(Your goal) In this exercise, return the whole listing exactly, excluding any images.

(Data supplied)
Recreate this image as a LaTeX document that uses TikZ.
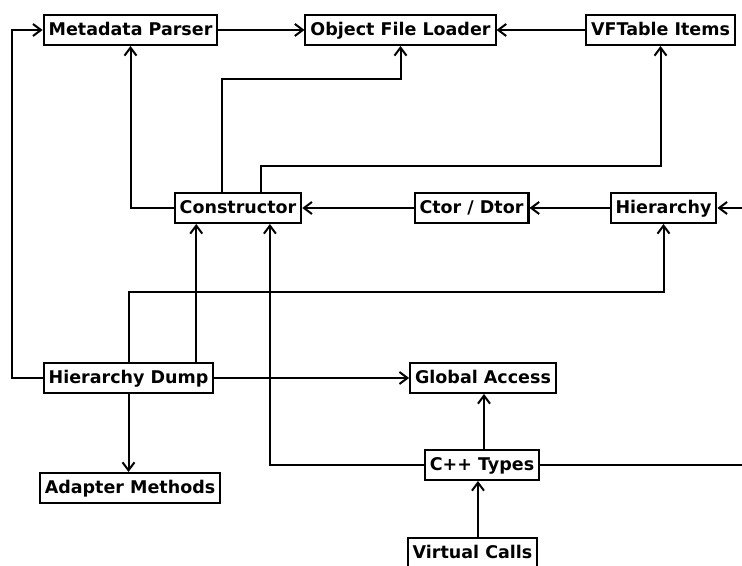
\documentclass[tikz,border=0pt]{standalone}
\usepackage{fontspec}
\setmainfont{DejaVu Sans}
\usepackage{tikz}
\usetikzlibrary{arrows.meta, positioning, calc}
\tikzset{
  modbox/.style={
    draw, line width=2bp, minimum height=30bp, inner xsep=5bp, inner ysep=0pt,
    text height=13bp, text depth=1bp,
    font=\fontsize{17.5bp}{20bp}\selectfont\bfseries, fill=white
  },
  dep/.style={-{Straight Barb[length=8bp, width=12bp, line width=2bp]}, line width=2bp},
  depline/.style={line width=2bp}
}

\begin{document}
\begin{tikzpicture}[x=1bp, y=1bp]
  \useasboundingbox (0,0) rectangle (742,566);
  % top row
  \node[modbox] (meta) at (130.5,536) {Metadata Parser};
  \node[modbox] (loader) at (400.5,536) {Object File Loader};
  \node[modbox] (vftable) at (660.5,536) {VFTable Items};
  % middle row
  \node[modbox] (ctor) at (238,358) {Constructor};
  \node[modbox] (ctordtor) at (471.5,358) {Ctor / Dtor};
  \node[modbox] (hier) at (663.5,358) {Hierarchy};
  % lower part
  \node[modbox] (dump) at (128.5,188) {Hierarchy Dump};
  \node[modbox] (global) at (483,188) {Global Access};
  \node[modbox] (adapter) at (130,78) {Adapter Methods};
  \node[modbox] (cpptypes) at (482,101) {C++ Types};
  \node[modbox] (vcalls) at (472.5,13) {Virtual Calls};
  % loose ends at the right border
  \coordinate (hierin) at (742,358);
  \coordinate (typesout) at (742,101);

  \draw[dep] (meta) -- (loader);
  \draw[dep] (vftable) -- (loader);
  \draw[dep] (ctor.west) -| (meta.south);
  \draw[dep] ([xshift=-16]ctor.north) -- ++(0,113) -| (loader.south);
  \draw[dep] ([xshift=23]ctor.north) -- ++(0,26) -| (vftable.south);
  \draw[dep] (ctordtor) -- (ctor);
  \draw[dep] (hier) -- (ctordtor);
  \draw[dep] (hierin) -- (hier);
  \draw[dep] (dump.west) -- ++(-31,0) |- (meta.west);
  \draw[dep] ([xshift=68]dump.north) -- ([xshift=68]dump.north |- ctor.south);
  \draw[dep] (dump.north) -- ++(0,70) -| (hier.south);
  \draw[dep] (dump) -- (global);
  \draw[dep] (dump.south) -- (dump.south |- adapter.north);
  \draw[dep] (cpptypes.west) -| ([xshift=32]ctor.south);
  \draw[dep] ([xshift=2]cpptypes.north) -- ([xshift=2]cpptypes.north |- global.south);
  \draw[depline] (cpptypes.east) -- (typesout);
  \draw[dep] ([xshift=5.5]vcalls.north) -- ([xshift=5.5]vcalls.north |- cpptypes.south);
\end{tikzpicture}
\end{document}
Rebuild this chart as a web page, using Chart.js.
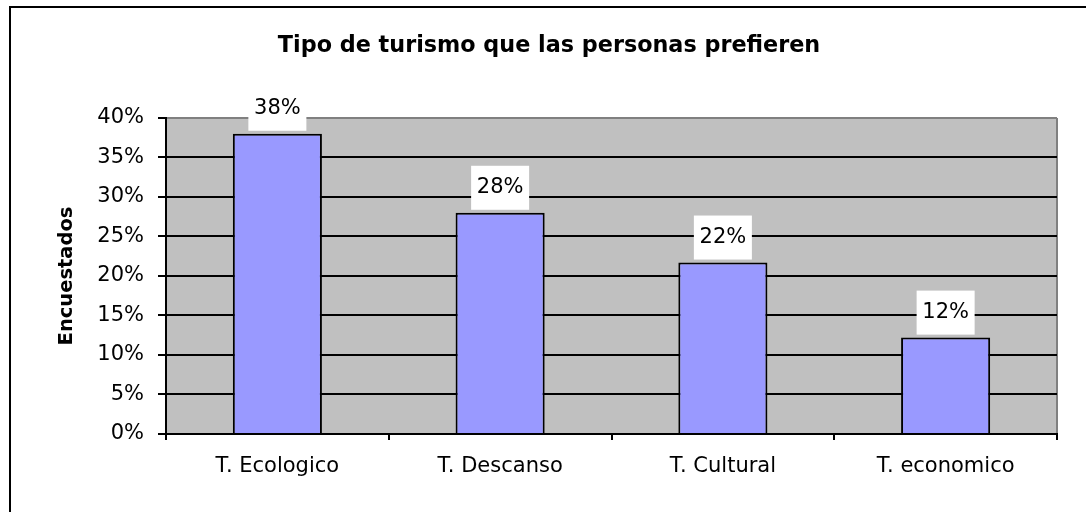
<!DOCTYPE html>
<html>
<head>
<meta charset="utf-8">
<script src="https://cdn.jsdelivr.net/npm/chart.js@4/dist/chart.umd.min.js"></script>
<style>
  html, body { margin: 0; padding: 0; background: #fff; }
  canvas { display: block; }
</style>
</head>
<body>
<canvas id="chart" width="1086" height="512"></canvas>
<script>
const categories = ['T. Ecologico', 'T. Descanso', 'T. Cultural', 'T. economico'];
const shares = [0.38, 0.28, 0.217, 0.122];
const yTicks = [0, 0.05, 0.10, 0.15, 0.20, 0.25, 0.30, 0.35, 0.40];

const FONT = 'DejaVu Sans';

// frame + grey plot background
const backdrop = {
  id: 'backdrop',
  beforeDraw(chart) {
    const { ctx, chartArea: a } = chart;
    ctx.save();
    ctx.fillStyle = '#c0c0c0';
    ctx.fillRect(a.left, a.top, a.right - a.left, a.bottom - a.top);
    ctx.strokeStyle = '#808080';
    ctx.lineWidth = 2;
    ctx.beginPath();
    ctx.moveTo(a.right, a.top);
    ctx.lineTo(a.right, a.bottom);
    ctx.stroke();
    ctx.strokeStyle = '#000';
    ctx.beginPath();
    ctx.moveTo(1086, 7);
    ctx.lineTo(10, 7);
    ctx.lineTo(10, 512);
    ctx.stroke();
    ctx.restore();
  }
};

// white boxed value labels above the bars
const valueLabels = {
  id: 'valueLabels',
  afterDatasetsDraw(chart) {
    const { ctx } = chart;
    const meta = chart.getDatasetMeta(0);
    ctx.save();
    ctx.font = '21px "' + FONT + '"';
    ctx.textAlign = 'center';
    ctx.textBaseline = 'middle';
    meta.data.forEach((bar, i) => {
      const w = 58, h = 44;
      const bottom = bar.y - 3;
      ctx.fillStyle = '#fff';
      ctx.fillRect(bar.x - w / 2, bottom - h, w, h);
      ctx.fillStyle = '#000';
      ctx.fillText(Math.round(shares[i] * 100) + '%', bar.x, bottom - h / 2);
    });
    ctx.restore();
  }
};

new Chart(document.getElementById('chart'), {
  type: 'bar',
  data: {
    labels: categories,
    datasets: [{
      data: shares,
      backgroundColor: '#9999ff',
      borderColor: '#000',
      borderWidth: 2,
      categoryPercentage: 1,
      barPercentage: 0.4
    }]
  },
  options: {
    responsive: false,
    animation: false,
    layout: { padding: { left: 41, right: 29, top: 0, bottom: 0 } },
    plugins: {
      legend: { display: false },
      tooltip: { enabled: false },
      title: {
        display: true,
        text: 'Tipo de turismo que las personas prefieren',
        color: '#000',
        font: { family: FONT, size: 22.3, weight: 'bold', lineHeight: 1.2 },
        padding: { top: 33, bottom: 58.2 }
      }
    },
    scales: {
      x: {
        afterFit(scale) { scale.height = 78; },
        grid: {
          offset: true,
          drawOnChartArea: false,
          drawTicks: true,
          tickLength: 6,
          color: '#000',
          lineWidth: 2
        },
        border: { color: '#000', width: 2 },
        ticks: {
          color: '#000',
          padding: 14,
          font: { family: FONT, size: 21 }
        }
      },
      y: {
        min: 0,
        max: 0.4,
        afterFit(scale) { scale.width = 125; },
        afterBuildTicks(scale) { scale.ticks = yTicks.map(v => ({ value: v })); },
        grid: {
          color: ctx => (ctx.tick && ctx.tick.value >= 0.4 ? '#808080' : '#000'),
          tickColor: '#000',
          lineWidth: 2,
          tickLength: 8
        },
        border: { color: '#000', width: 2 },
        ticks: {
          color: '#000',
          padding: 14,
          font: { family: FONT, size: 21 },
          callback: v => Math.round(v * 100) + '%'
        },
        title: {
          display: true,
          text: 'Encuestados',
          color: '#000',
          font: { family: FONT, size: 19.5, weight: 'bold', lineHeight: 1.2 },
          padding: { top: 14, bottom: 0 }
        }
      }
    }
  },
  plugins: [backdrop, valueLabels]
});
</script>
</body>
</html>
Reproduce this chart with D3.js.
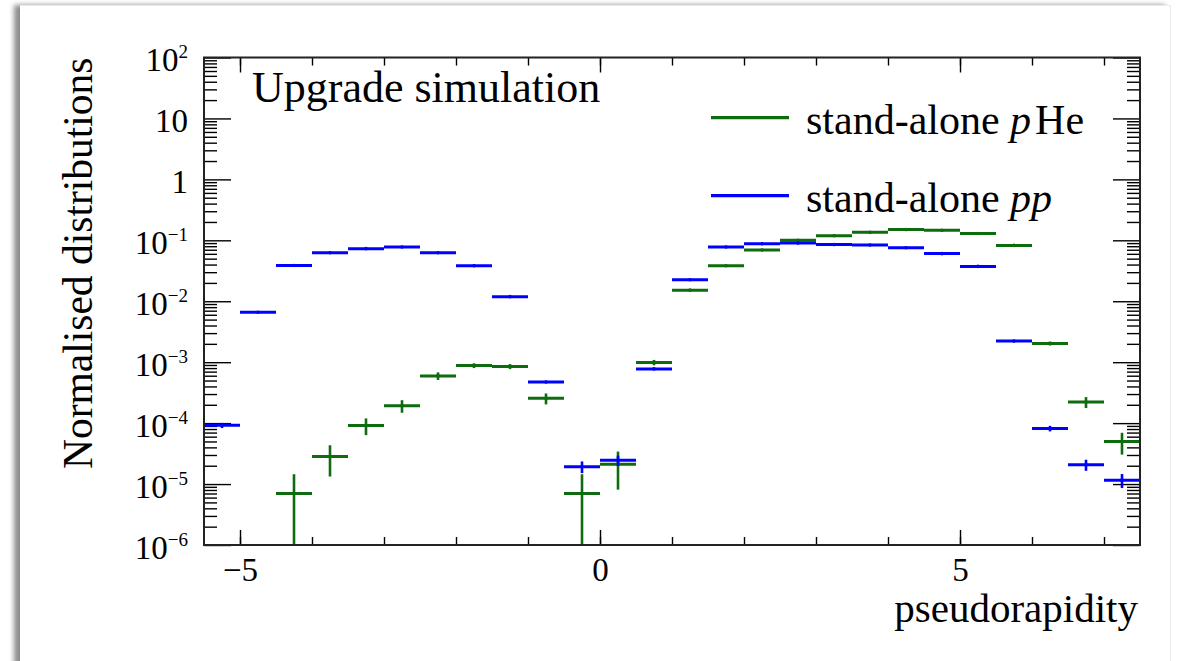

(The answer)
Recreate this image as a LaTeX document that uses TikZ.
\documentclass[tikz,border=0pt]{standalone}
\usepackage{fontspec}
\setmainfont{DejaVu Sans}
\usepackage{tikz}
\usetikzlibrary{arrows.meta, positioning, calc}
\tikzset{
  modbox/.style={
    draw, line width=2bp, minimum height=30bp, inner xsep=5bp, inner ysep=0pt,
    text height=13bp, text depth=1bp,
    font=\fontsize{17.5bp}{20bp}\selectfont\bfseries, fill=white
  },
  dep/.style={-{Straight Barb[length=8bp, width=12bp, line width=2bp]}, line width=2bp},
  depline/.style={line width=2bp}
}

\begin{document}
\begin{tikzpicture}[x=1bp, y=1bp]
  \useasboundingbox (0,0) rectangle (742,566);
  % top row
  \node[modbox] (meta) at (130.5,536) {Metadata Parser};
  \node[modbox] (loader) at (400.5,536) {Object File Loader};
  \node[modbox] (vftable) at (660.5,536) {VFTable Items};
  % middle row
  \node[modbox] (ctor) at (238,358) {Constructor};
  \node[modbox] (ctordtor) at (471.5,358) {Ctor / Dtor};
  \node[modbox] (hier) at (663.5,358) {Hierarchy};
  % lower part
  \node[modbox] (dump) at (128.5,188) {Hierarchy Dump};
  \node[modbox] (global) at (483,188) {Global Access};
  \node[modbox] (adapter) at (130,78) {Adapter Methods};
  \node[modbox] (cpptypes) at (482,101) {C++ Types};
  \node[modbox] (vcalls) at (472.5,13) {Virtual Calls};
  % loose ends at the right border
  \coordinate (hierin) at (742,358);
  \coordinate (typesout) at (742,101);

  \draw[dep] (meta) -- (loader);
  \draw[dep] (vftable) -- (loader);
  \draw[dep] (ctor.west) -| (meta.south);
  \draw[dep] ([xshift=-16]ctor.north) -- ++(0,113) -| (loader.south);
  \draw[dep] ([xshift=23]ctor.north) -- ++(0,26) -| (vftable.south);
  \draw[dep] (ctordtor) -- (ctor);
  \draw[dep] (hier) -- (ctordtor);
  \draw[dep] (hierin) -- (hier);
  \draw[dep] (dump.west) -- ++(-31,0) |- (meta.west);
  \draw[dep] ([xshift=68]dump.north) -- ([xshift=68]dump.north |- ctor.south);
  \draw[dep] (dump.north) -- ++(0,70) -| (hier.south);
  \draw[dep] (dump) -- (global);
  \draw[dep] (dump.south) -- (dump.south |- adapter.north);
  \draw[dep] (cpptypes.west) -| ([xshift=32]ctor.south);
  \draw[dep] ([xshift=2]cpptypes.north) -- ([xshift=2]cpptypes.north |- global.south);
  \draw[depline] (cpptypes.east) -- (typesout);
  \draw[dep] ([xshift=5.5]vcalls.north) -- ([xshift=5.5]vcalls.north |- cpptypes.south);
\end{tikzpicture}
\end{document}
Rebuild this chart as a web page, using Chart.js.
<!DOCTYPE html>
<html>
<head>
<meta charset="utf-8">
<script src="https://cdn.jsdelivr.net/npm/chart.js@4/dist/chart.umd.min.js"></script>
<style>
  html, body { margin: 0; padding: 0; background: #fff; }
  canvas { display: block; }
</style>
</head>
<body>
<canvas id="chart" width="1086" height="512"></canvas>
<script>
const categories = ['T. Ecologico', 'T. Descanso', 'T. Cultural', 'T. economico'];
const shares = [0.38, 0.28, 0.217, 0.122];
const yTicks = [0, 0.05, 0.10, 0.15, 0.20, 0.25, 0.30, 0.35, 0.40];

const FONT = 'DejaVu Sans';

// frame + grey plot background
const backdrop = {
  id: 'backdrop',
  beforeDraw(chart) {
    const { ctx, chartArea: a } = chart;
    ctx.save();
    ctx.fillStyle = '#c0c0c0';
    ctx.fillRect(a.left, a.top, a.right - a.left, a.bottom - a.top);
    ctx.strokeStyle = '#808080';
    ctx.lineWidth = 2;
    ctx.beginPath();
    ctx.moveTo(a.right, a.top);
    ctx.lineTo(a.right, a.bottom);
    ctx.stroke();
    ctx.strokeStyle = '#000';
    ctx.beginPath();
    ctx.moveTo(1086, 7);
    ctx.lineTo(10, 7);
    ctx.lineTo(10, 512);
    ctx.stroke();
    ctx.restore();
  }
};

// white boxed value labels above the bars
const valueLabels = {
  id: 'valueLabels',
  afterDatasetsDraw(chart) {
    const { ctx } = chart;
    const meta = chart.getDatasetMeta(0);
    ctx.save();
    ctx.font = '21px "' + FONT + '"';
    ctx.textAlign = 'center';
    ctx.textBaseline = 'middle';
    meta.data.forEach((bar, i) => {
      const w = 58, h = 44;
      const bottom = bar.y - 3;
      ctx.fillStyle = '#fff';
      ctx.fillRect(bar.x - w / 2, bottom - h, w, h);
      ctx.fillStyle = '#000';
      ctx.fillText(Math.round(shares[i] * 100) + '%', bar.x, bottom - h / 2);
    });
    ctx.restore();
  }
};

new Chart(document.getElementById('chart'), {
  type: 'bar',
  data: {
    labels: categories,
    datasets: [{
      data: shares,
      backgroundColor: '#9999ff',
      borderColor: '#000',
      borderWidth: 2,
      categoryPercentage: 1,
      barPercentage: 0.4
    }]
  },
  options: {
    responsive: false,
    animation: false,
    layout: { padding: { left: 41, right: 29, top: 0, bottom: 0 } },
    plugins: {
      legend: { display: false },
      tooltip: { enabled: false },
      title: {
        display: true,
        text: 'Tipo de turismo que las personas prefieren',
        color: '#000',
        font: { family: FONT, size: 22.3, weight: 'bold', lineHeight: 1.2 },
        padding: { top: 33, bottom: 58.2 }
      }
    },
    scales: {
      x: {
        afterFit(scale) { scale.height = 78; },
        grid: {
          offset: true,
          drawOnChartArea: false,
          drawTicks: true,
          tickLength: 6,
          color: '#000',
          lineWidth: 2
        },
        border: { color: '#000', width: 2 },
        ticks: {
          color: '#000',
          padding: 14,
          font: { family: FONT, size: 21 }
        }
      },
      y: {
        min: 0,
        max: 0.4,
        afterFit(scale) { scale.width = 125; },
        afterBuildTicks(scale) { scale.ticks = yTicks.map(v => ({ value: v })); },
        grid: {
          color: ctx => (ctx.tick && ctx.tick.value >= 0.4 ? '#808080' : '#000'),
          tickColor: '#000',
          lineWidth: 2,
          tickLength: 8
        },
        border: { color: '#000', width: 2 },
        ticks: {
          color: '#000',
          padding: 14,
          font: { family: FONT, size: 21 },
          callback: v => Math.round(v * 100) + '%'
        },
        title: {
          display: true,
          text: 'Encuestados',
          color: '#000',
          font: { family: FONT, size: 19.5, weight: 'bold', lineHeight: 1.2 },
          padding: { top: 14, bottom: 0 }
        }
      }
    }
  },
  plugins: [backdrop, valueLabels]
});
</script>
</body>
</html>
Reproduce this chart with D3.js.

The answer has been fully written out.